======== Records for this task

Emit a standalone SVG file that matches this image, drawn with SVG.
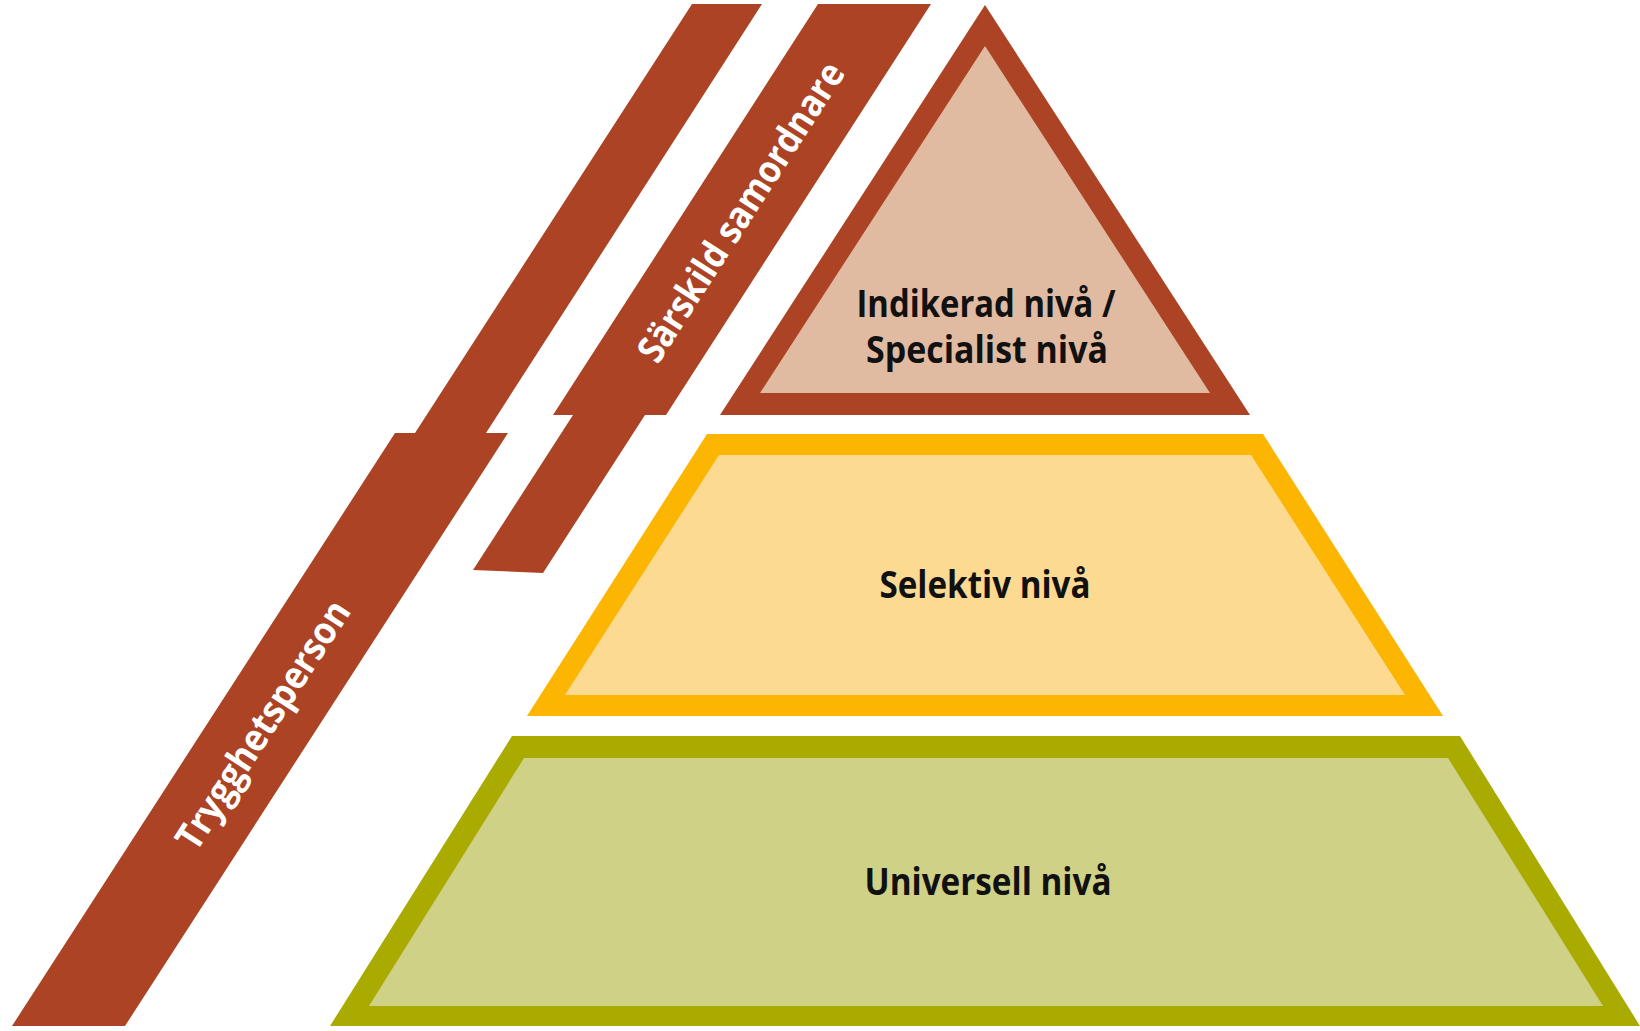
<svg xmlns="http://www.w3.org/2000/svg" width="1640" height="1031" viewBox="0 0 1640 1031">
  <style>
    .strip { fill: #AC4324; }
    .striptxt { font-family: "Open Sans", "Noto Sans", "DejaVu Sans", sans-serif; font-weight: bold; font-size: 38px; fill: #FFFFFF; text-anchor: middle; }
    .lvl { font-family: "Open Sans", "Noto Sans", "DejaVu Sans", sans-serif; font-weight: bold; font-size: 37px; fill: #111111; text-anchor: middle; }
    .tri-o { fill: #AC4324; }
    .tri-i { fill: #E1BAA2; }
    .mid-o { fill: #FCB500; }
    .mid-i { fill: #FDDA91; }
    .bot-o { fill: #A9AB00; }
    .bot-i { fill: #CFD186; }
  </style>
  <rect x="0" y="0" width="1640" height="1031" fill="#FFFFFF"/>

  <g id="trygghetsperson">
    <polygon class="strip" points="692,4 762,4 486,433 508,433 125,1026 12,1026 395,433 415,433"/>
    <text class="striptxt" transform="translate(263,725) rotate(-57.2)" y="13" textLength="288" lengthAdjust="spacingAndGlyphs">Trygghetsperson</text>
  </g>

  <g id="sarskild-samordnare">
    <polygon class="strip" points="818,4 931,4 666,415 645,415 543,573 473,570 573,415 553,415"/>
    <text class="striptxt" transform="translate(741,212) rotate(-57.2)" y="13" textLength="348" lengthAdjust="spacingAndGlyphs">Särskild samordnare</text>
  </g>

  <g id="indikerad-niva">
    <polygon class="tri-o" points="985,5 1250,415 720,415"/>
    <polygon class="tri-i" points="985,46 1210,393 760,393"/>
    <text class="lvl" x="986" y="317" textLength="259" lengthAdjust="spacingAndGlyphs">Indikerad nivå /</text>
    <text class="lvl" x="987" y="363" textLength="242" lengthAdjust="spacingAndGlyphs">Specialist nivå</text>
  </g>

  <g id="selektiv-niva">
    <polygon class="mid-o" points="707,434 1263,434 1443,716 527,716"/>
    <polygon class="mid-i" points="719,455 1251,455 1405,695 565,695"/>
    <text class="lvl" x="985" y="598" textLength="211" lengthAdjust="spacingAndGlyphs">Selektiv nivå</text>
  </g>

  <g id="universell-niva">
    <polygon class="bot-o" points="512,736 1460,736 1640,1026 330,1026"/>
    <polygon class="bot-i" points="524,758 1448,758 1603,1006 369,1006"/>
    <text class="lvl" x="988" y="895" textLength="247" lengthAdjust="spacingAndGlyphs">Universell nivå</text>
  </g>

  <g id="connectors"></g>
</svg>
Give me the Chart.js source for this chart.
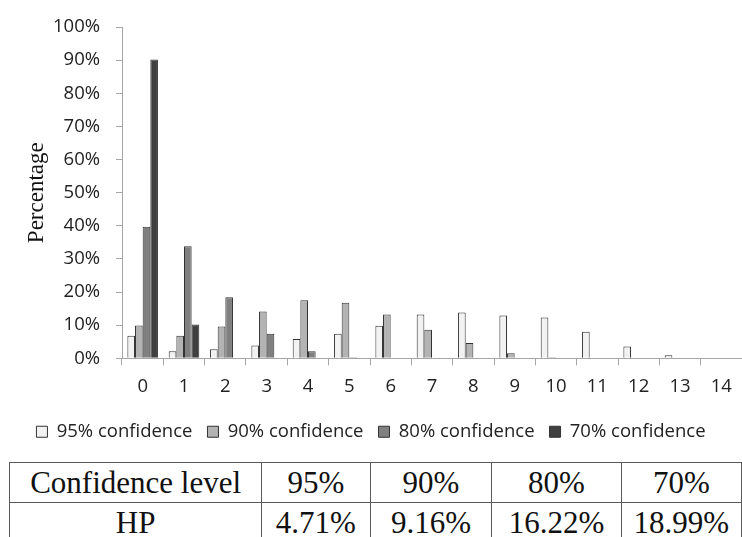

================

■ What is being asked ■
Quote each line of the listing exactly, but leave the pictures out.

■ Exercise result ■
Emit a standalone SVG file that matches this image, drawn with SVG.
<svg xmlns="http://www.w3.org/2000/svg" width="1640" height="1031" viewBox="0 0 1640 1031">
  <style>
    .strip { fill: #AC4324; }
    .striptxt { font-family: "Open Sans", "Noto Sans", "DejaVu Sans", sans-serif; font-weight: bold; font-size: 38px; fill: #FFFFFF; text-anchor: middle; }
    .lvl { font-family: "Open Sans", "Noto Sans", "DejaVu Sans", sans-serif; font-weight: bold; font-size: 37px; fill: #111111; text-anchor: middle; }
    .tri-o { fill: #AC4324; }
    .tri-i { fill: #E1BAA2; }
    .mid-o { fill: #FCB500; }
    .mid-i { fill: #FDDA91; }
    .bot-o { fill: #A9AB00; }
    .bot-i { fill: #CFD186; }
  </style>
  <rect x="0" y="0" width="1640" height="1031" fill="#FFFFFF"/>

  <g id="trygghetsperson">
    <polygon class="strip" points="692,4 762,4 486,433 508,433 125,1026 12,1026 395,433 415,433"/>
    <text class="striptxt" transform="translate(263,725) rotate(-57.2)" y="13" textLength="288" lengthAdjust="spacingAndGlyphs">Trygghetsperson</text>
  </g>

  <g id="sarskild-samordnare">
    <polygon class="strip" points="818,4 931,4 666,415 645,415 543,573 473,570 573,415 553,415"/>
    <text class="striptxt" transform="translate(741,212) rotate(-57.2)" y="13" textLength="348" lengthAdjust="spacingAndGlyphs">Särskild samordnare</text>
  </g>

  <g id="indikerad-niva">
    <polygon class="tri-o" points="985,5 1250,415 720,415"/>
    <polygon class="tri-i" points="985,46 1210,393 760,393"/>
    <text class="lvl" x="986" y="317" textLength="259" lengthAdjust="spacingAndGlyphs">Indikerad nivå /</text>
    <text class="lvl" x="987" y="363" textLength="242" lengthAdjust="spacingAndGlyphs">Specialist nivå</text>
  </g>

  <g id="selektiv-niva">
    <polygon class="mid-o" points="707,434 1263,434 1443,716 527,716"/>
    <polygon class="mid-i" points="719,455 1251,455 1405,695 565,695"/>
    <text class="lvl" x="985" y="598" textLength="211" lengthAdjust="spacingAndGlyphs">Selektiv nivå</text>
  </g>

  <g id="universell-niva">
    <polygon class="bot-o" points="512,736 1460,736 1640,1026 330,1026"/>
    <polygon class="bot-i" points="524,758 1448,758 1603,1006 369,1006"/>
    <text class="lvl" x="988" y="895" textLength="247" lengthAdjust="spacingAndGlyphs">Universell nivå</text>
  </g>

  <g id="connectors"></g>
</svg>
Give me the Chart.js source for this chart.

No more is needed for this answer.